Abstract

The optical properties, health effects, atmospheric lifetime, and climate impact of ambient aerosols are influenced directly by their size distribution, chemical composition, and phase. The aerosol hygroscopicity, which is also a function of composition, governs the size and phase changes of these particles when subjected to varying ambient relative humidities (RH). This thesis presents results from a wide variety of studies involving laboratory and ambient measurements of aerosol size distributions and water uptake properties in the subsaturated regime. Time evolutions of particle size and hygroscopic growth were investigated for various secondary organic aerosol (SOA) systems generated in a smog chamber from ozonolysis of cycloalkenes and photooxidation of biogenic terpenes. SOA yields were measured at various initial parent hydrocarbon concentrations and correlated with the structure of the parent compound. The amount of water uptake of the aerosol at a reference RH was found to inversely correlate with the SOA yield. The hygroscopicity of many atmospherically relevant pure organic species was also studied using an unconventional particle generation scheme employing a nonaqueous solution.

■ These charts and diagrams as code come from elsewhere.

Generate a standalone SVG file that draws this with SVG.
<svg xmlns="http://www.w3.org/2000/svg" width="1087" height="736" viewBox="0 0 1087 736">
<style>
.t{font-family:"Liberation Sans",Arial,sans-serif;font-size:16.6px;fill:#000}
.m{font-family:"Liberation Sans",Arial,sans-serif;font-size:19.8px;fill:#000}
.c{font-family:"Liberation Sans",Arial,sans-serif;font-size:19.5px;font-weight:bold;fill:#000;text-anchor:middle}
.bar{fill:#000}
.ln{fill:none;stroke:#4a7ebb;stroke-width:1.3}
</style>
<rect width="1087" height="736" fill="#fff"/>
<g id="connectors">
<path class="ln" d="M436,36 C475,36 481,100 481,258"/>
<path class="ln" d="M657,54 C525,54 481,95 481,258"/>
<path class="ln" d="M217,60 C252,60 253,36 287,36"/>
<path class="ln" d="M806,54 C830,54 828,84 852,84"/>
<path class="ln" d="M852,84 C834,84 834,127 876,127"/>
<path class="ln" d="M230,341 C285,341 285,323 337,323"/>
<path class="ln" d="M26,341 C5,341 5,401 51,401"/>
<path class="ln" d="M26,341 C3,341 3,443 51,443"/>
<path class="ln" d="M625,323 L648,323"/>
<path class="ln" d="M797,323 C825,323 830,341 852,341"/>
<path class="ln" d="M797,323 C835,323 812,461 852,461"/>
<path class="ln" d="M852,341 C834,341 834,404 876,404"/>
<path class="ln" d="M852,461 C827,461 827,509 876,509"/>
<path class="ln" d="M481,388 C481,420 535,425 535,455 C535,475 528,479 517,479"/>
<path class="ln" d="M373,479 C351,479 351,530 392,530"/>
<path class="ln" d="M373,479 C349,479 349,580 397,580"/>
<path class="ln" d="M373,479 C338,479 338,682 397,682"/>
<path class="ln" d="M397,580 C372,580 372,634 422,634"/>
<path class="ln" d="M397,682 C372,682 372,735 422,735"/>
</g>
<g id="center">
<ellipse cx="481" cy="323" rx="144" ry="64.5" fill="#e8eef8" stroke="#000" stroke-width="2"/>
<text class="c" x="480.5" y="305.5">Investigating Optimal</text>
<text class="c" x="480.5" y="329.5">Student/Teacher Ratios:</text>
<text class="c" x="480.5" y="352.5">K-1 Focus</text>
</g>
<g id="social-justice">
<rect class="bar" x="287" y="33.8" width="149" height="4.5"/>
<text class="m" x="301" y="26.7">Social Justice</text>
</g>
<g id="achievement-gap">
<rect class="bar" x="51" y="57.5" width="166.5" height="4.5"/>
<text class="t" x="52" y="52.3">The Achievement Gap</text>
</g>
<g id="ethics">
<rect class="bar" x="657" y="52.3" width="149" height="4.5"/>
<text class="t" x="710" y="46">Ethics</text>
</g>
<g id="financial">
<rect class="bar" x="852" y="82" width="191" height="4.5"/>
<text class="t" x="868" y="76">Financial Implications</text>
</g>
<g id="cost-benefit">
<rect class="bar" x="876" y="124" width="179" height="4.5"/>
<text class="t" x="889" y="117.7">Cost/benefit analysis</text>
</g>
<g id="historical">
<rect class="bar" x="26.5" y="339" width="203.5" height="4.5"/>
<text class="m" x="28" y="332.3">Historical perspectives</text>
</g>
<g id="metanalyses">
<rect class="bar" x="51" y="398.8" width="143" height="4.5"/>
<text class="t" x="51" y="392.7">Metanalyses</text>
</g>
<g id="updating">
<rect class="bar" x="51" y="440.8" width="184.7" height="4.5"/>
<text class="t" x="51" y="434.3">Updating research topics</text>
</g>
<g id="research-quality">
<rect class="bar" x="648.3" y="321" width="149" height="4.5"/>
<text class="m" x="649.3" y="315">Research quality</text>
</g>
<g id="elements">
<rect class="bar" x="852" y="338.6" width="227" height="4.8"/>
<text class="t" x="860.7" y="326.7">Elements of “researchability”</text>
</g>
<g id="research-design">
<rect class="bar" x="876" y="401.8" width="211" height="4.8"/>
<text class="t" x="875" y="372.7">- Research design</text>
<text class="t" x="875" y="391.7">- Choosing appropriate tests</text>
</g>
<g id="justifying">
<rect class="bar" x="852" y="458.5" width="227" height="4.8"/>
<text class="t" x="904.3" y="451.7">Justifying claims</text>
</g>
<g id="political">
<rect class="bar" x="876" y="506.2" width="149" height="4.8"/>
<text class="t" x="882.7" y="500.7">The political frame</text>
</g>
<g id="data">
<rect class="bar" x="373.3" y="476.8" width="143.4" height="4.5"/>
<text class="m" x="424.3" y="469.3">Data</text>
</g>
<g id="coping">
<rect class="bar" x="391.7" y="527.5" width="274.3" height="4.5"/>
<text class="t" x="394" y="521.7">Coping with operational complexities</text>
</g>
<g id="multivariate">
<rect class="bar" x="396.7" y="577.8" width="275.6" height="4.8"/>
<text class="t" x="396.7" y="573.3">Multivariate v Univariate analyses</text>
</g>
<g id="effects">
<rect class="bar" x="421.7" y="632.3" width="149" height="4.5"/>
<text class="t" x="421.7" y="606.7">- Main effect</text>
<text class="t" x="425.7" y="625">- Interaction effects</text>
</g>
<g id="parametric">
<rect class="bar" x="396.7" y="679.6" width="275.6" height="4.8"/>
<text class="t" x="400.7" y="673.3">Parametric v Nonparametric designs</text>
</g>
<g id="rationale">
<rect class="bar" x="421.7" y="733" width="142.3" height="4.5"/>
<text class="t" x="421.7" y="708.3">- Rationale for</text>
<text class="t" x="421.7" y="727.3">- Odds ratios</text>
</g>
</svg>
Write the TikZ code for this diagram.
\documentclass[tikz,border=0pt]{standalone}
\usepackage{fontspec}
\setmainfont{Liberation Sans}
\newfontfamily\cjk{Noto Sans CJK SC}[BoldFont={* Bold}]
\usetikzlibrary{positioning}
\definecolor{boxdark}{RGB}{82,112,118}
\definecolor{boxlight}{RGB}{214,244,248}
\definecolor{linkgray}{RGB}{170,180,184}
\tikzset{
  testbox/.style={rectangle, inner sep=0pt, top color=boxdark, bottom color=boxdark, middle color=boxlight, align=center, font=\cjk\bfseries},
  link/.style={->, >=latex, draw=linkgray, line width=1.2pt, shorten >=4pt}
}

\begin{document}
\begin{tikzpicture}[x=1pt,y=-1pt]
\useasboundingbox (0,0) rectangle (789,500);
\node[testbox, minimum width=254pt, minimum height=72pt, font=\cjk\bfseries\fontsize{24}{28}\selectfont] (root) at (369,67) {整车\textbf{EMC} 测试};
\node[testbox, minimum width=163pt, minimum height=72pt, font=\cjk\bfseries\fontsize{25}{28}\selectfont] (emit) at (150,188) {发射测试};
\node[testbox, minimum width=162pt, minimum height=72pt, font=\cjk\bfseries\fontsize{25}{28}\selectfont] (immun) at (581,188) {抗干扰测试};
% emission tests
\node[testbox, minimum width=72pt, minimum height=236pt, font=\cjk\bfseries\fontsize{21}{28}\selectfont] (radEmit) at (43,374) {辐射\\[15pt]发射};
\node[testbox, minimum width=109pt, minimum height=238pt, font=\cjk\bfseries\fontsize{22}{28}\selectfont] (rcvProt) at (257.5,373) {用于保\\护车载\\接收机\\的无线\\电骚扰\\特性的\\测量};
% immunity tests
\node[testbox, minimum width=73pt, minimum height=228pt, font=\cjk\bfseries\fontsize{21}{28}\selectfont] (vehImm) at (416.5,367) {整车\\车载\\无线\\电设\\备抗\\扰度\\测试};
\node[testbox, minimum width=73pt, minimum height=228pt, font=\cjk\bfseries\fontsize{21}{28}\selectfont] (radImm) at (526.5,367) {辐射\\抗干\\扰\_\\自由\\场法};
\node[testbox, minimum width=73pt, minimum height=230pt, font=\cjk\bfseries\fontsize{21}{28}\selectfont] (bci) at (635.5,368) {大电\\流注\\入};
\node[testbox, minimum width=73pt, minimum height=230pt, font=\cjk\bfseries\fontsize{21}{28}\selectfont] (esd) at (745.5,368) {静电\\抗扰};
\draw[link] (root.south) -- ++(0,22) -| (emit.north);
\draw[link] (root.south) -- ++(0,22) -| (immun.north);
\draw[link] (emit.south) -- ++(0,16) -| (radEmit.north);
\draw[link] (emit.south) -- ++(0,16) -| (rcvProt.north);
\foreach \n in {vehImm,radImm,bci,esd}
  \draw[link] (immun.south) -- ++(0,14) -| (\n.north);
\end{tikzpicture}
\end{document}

Experimental results were compared with predictions from an equilibrium thermodynamic model. In these works, organic aerosols are shown to exhibit complex hygroscopic growth, dependent on the particle chemistry, phase, and surrounding RH. Implications of the experimental techniques used on the observation of particle growth, deliquescence, and efflorescence are discussed. A number of other studies incorporating aircraft-based measurements of aerosol size distributions and hygroscopicity with other ambient measurements into various cloud microphysics models are also presented.